# Striolatus (sexual characteristics)



## FrankP (Apr 25, 2004)

Since there is hardly any info on this i would like to know
if P. Striolatus has any sexual characteristics. And are males
growing bigger then females or so?

any information is welcome,

thanks in advance.

...And i forgot to ask, is there any breeding or tempting reported?

Thanks


----------



## NegativeSpin (Aug 1, 2007)

With piranhas you cannot distinguish between the sexes by non-invasive visual inspection.


----------



## FrankP (Apr 25, 2004)

Sacharamyces said:


> With piranhas you cannot distinguish between the sexes by non-invasive visual inspection.


 Thanks, but i know all of that.
what i would like to know if there is same kind of thing like Maculipinnis with 
bi-lobbed anal fin or so.
I personally don't think there is any sexing difference but i would like to hear 
anybody with Striolatus experience, especially with grouping experience.

Thanks.


----------



## Plum (May 4, 2006)

FrankP said:


> With piranhas you cannot distinguish between the sexes by non-invasive visual inspection.

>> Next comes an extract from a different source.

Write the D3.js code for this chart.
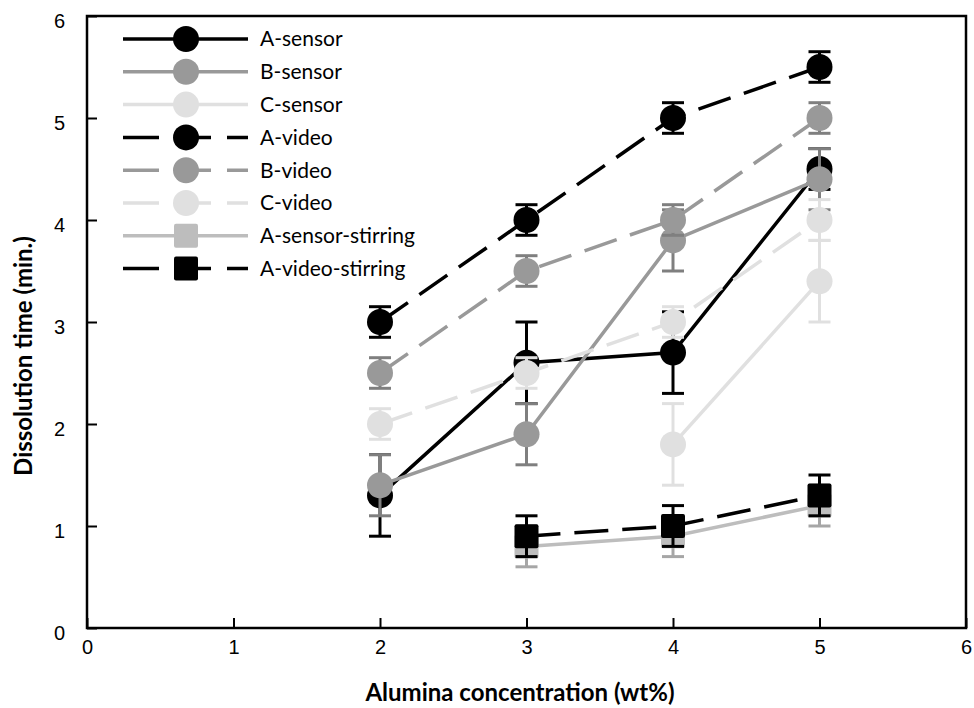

 Thanks, but i know all of that.
what i would like to know if there is same kind of thing like Maculipinnis with 
bi-lobbed anal fin or so.
I personally don't think there is any sexing difference but i would like to hear 
anybody with Striolatus experience, especially with grouping experience.

Thanks.
[/quote]

One of the gentlemen that used to work with Frank (OPEFE) was attempting to breed/shoal Pristobrycon's. Almost forgot his name - Mr. Hannibal. I tried to PM him some time back to talk about this, but did not get a response back. Perhaps someone knows of his expereinces and can post.

I have two Maculipinnis that I am shoaling - One (the female -assumed) gets very dark. Unsure if this is breeding habit, but is a characteristic that has only occured when they are together - egg crate separation or none.

The other, Lobed anal fin, gets brilliant red fins, and vibrates often - I took a short video and posted on here. It is short, and I am hoping to get something longer on posted, but my connection is very slow here.


----------



## FrankP (Apr 25, 2004)

Plum said:


> With piranhas you cannot distinguish between the sexes by non-invasive visual inspection.


 Thanks, but i know all of that.
what i would like to know if there is same kind of thing like Maculipinnis with 
bi-lobbed anal fin or so.
I personally don't think there is any sexing difference but i would like to hear 
anybody with Striolatus experience, especially with grouping experience.

Thanks.
[/quote]

One of the gentlemen that used to work with Frank (OPEFE) was attempting to breed/shoal Pristobrycon's. Almost forgot his name - Mr. Hannibal. I tried to PM him some time back to talk about this, but did not get a response back. Perhaps someone knows of his expereinces and can post.

I have two Maculipinnis that I am shoaling - One (the female -assumed) gets very dark. Unsure if this is breeding habit, but is a characteristic that has only occured when they are together - egg crate separation or none.

The other, Lobed anal fin, gets brilliant red fins, and vibrates often - I took a short video and posted on here. It is short, and I am hoping to get something longer on posted, but my connection is very slow here.
[/quote]
How do they behave when they are together, do they tolerate each other?
So the lobbed anal fin is only with P. Maculipinnis if i am right?

I have seen 3 Striolatus next to each other (separated) and it looks there were some
little differences in the anal fin visible. One was straight and pointed and the others were
a bit curved in the middle. But i have no clue if that has something to do with sexual characteristics.
Hopefully Mr. Hannibal can tell something about this, if he reads this ofcourse.

Thank you Plum :thumbsup:Manage Current Attachments


----------



## Plum (May 4, 2006)

3 Strio's - you have me quite jealous. I think you have too many - perhaps you need to sell one!









I am unsure if the lobed fin is also seen in the striolatus. I don't believe OPEFE makes reference, nor have I heard. Obviously though, Striolatus is not something we get much information on, or here much talk about.

If I have an egg crate in the middle - they will hang out side by side - with the lobed anal fin Maculipinnis vibrating ( it is my poor description of what he does with his fins - I would describe it similar to what a humming bird does). When I removed the egg crate after 5 months the lobed anal finned Maculipinnis tolerating the other. Before the 5 months with egg crate separation, the lobed mac would chew apart the anal fin, and the tail fin of my other Mac.

Lobed mac - brilliant red fins and "vibrates". No curve in the middle of anal fin.

Other Mac - fins are red, but not as prominent as the Lobed Mac. When in the same tank as the Lobed Mac, turns a darker color.

Both have a marble patern to them.

If you search my name on this site, you will be able to find some pictures I have snapped in the past.


----------



## FrankP (Apr 25, 2004)

Very nice pics of your Maculipinnis!
Keep us all updated with their behaviour, i'm very interested in this.

So i need a kind of partition when things go wrong i guess!?
But i also have a separation tank in case...

When i have a Striolatus to many you sure can buy him from me,
but you have to fly to Europe (Holland), and i'm not shipping!









Thanks for your interesting reply's.


----------